還有一回,盛夏,熱得塑料涼鞋踩在地上都黏腳。剛演完一場,又臨時叫去加演,下了台,汗像刷過一樣往下滴,喉嚨也冒煙。這時候,有人悄悄遞過來一根冰棒,說:“給,我買多了一根。”
一抬頭,是謝曉玲(不是真名)。她平時不怎麽說話,演出完總在角落發呆。那冰棒,橙子味的,帶著一點糖精甜的那種,咬一口,感覺甜得耳根子都發熱。我隻記得,那一瞬間,心裏某個角落軟了一下,像甜地瓜湯泡過的饅頭,不燙,但甜到心裏。
她後來轉學,走的時候沒打招呼。
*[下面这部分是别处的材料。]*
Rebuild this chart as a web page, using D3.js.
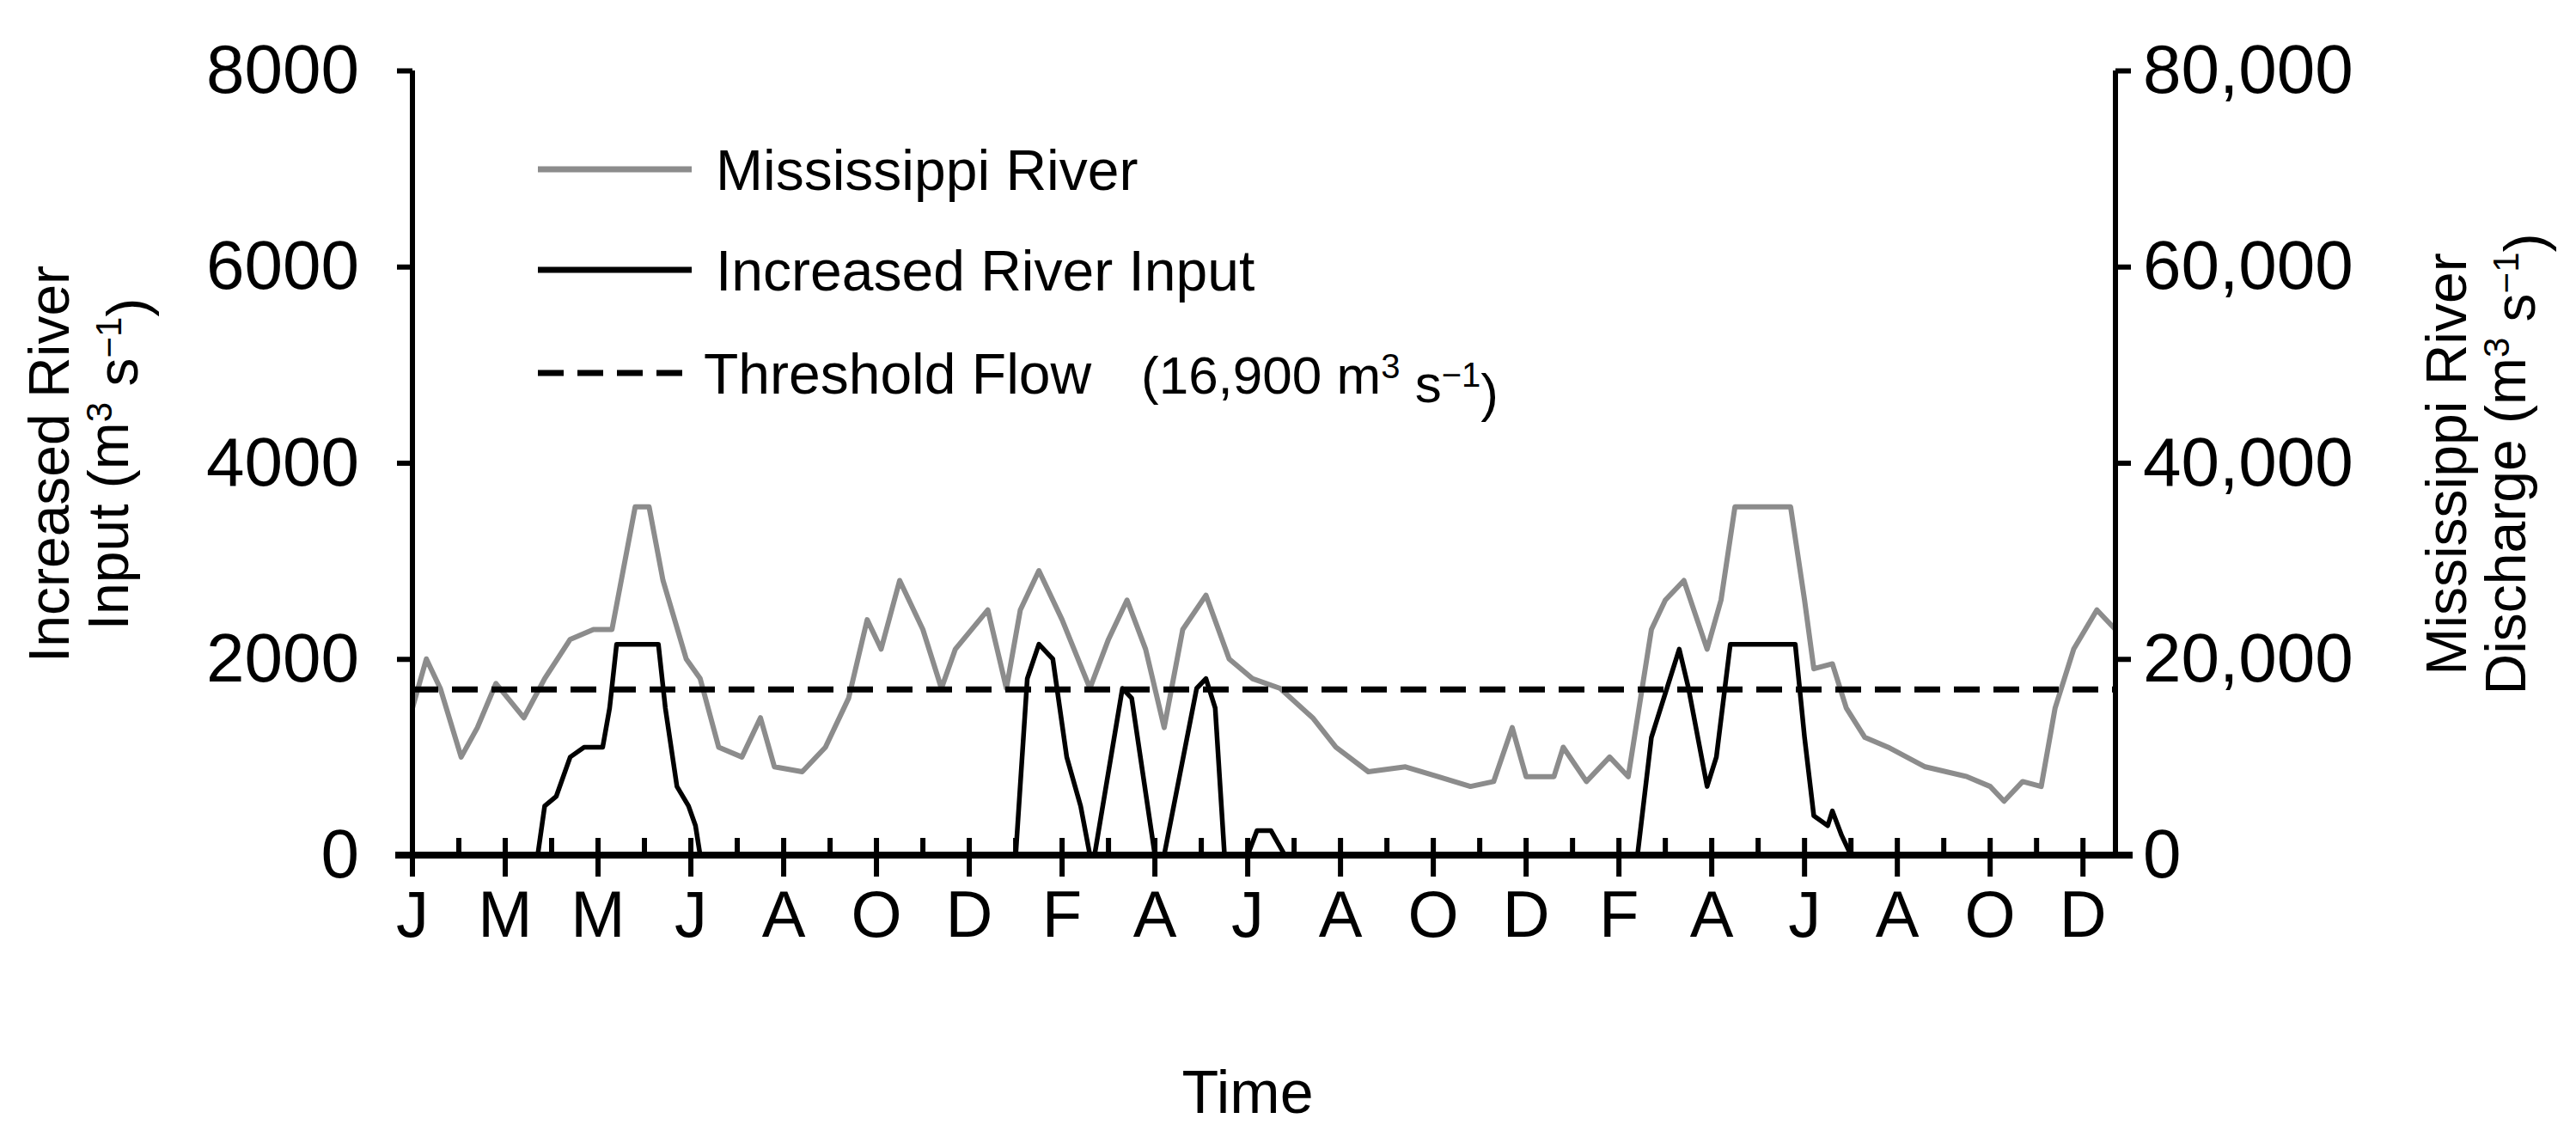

再後來我在菜市場聽見廣播放老歌,冰棒的味道就又冒出來,跟記憶一塊兒,在腦子裏化開。那味兒簡單,糖精、汗、青春,再加點兒糊裏糊塗的心跳——很淡,但紮實。
咱們唱得投入,唱得眼紅。不是裝的,那是信仰在發熱。那時候咱們真信——信紅旗能指路,信“為人民服務”比吃飯還重要,信革命的歌能穿過工廠的煙囪、田野的泥濘,一頭紮進人心裏。咱們唱“延邊人民熱愛毛主席”,唱“全世界人民一定勝利”,唱得義正詞嚴,唱完就蹲下喝地瓜湯,一邊喝一邊說:“今天唱得特有感覺。”那感覺到底是餓出來的,還是信仰的?現在說不清。
那是個什麽年代?信仰靠唱,忠誠靠跳,情感靠喊。咱們喊得撕心裂肺,跳得汗流浹背,最後在饅頭香氣中昏昏沉沉,一覺睡到天明。醒來還信,覺得昨天那段唱,是革命精神的高光時刻。什麽算是高光時刻?誰管這個?唱著唱著就信了。
幸福不複雜。一碗熱飯,一句表揚,一點掌聲,能讓你覺得自己就是小雷鋒附體。至於是不是真感動、是不是真信仰?那得餓一餓才知道。有些人演久了入戲,有些人入戲了就信了。咱是前一種,沒準慢慢就混成後一種。
如今老了,沒人再跳忠字舞了。可有時候舊歌響起,人一下就回去了,回到卡車後鬥裏,手裏端著地瓜湯,心裏念著“今晚別又是蘿卜湯吧”。記憶像晚霞,一片片落入心湖。
說到底,那些唱著唱著就哭的青春,也許沒改變世界,但咱們真唱過,真餓過,真心實意地年輕過。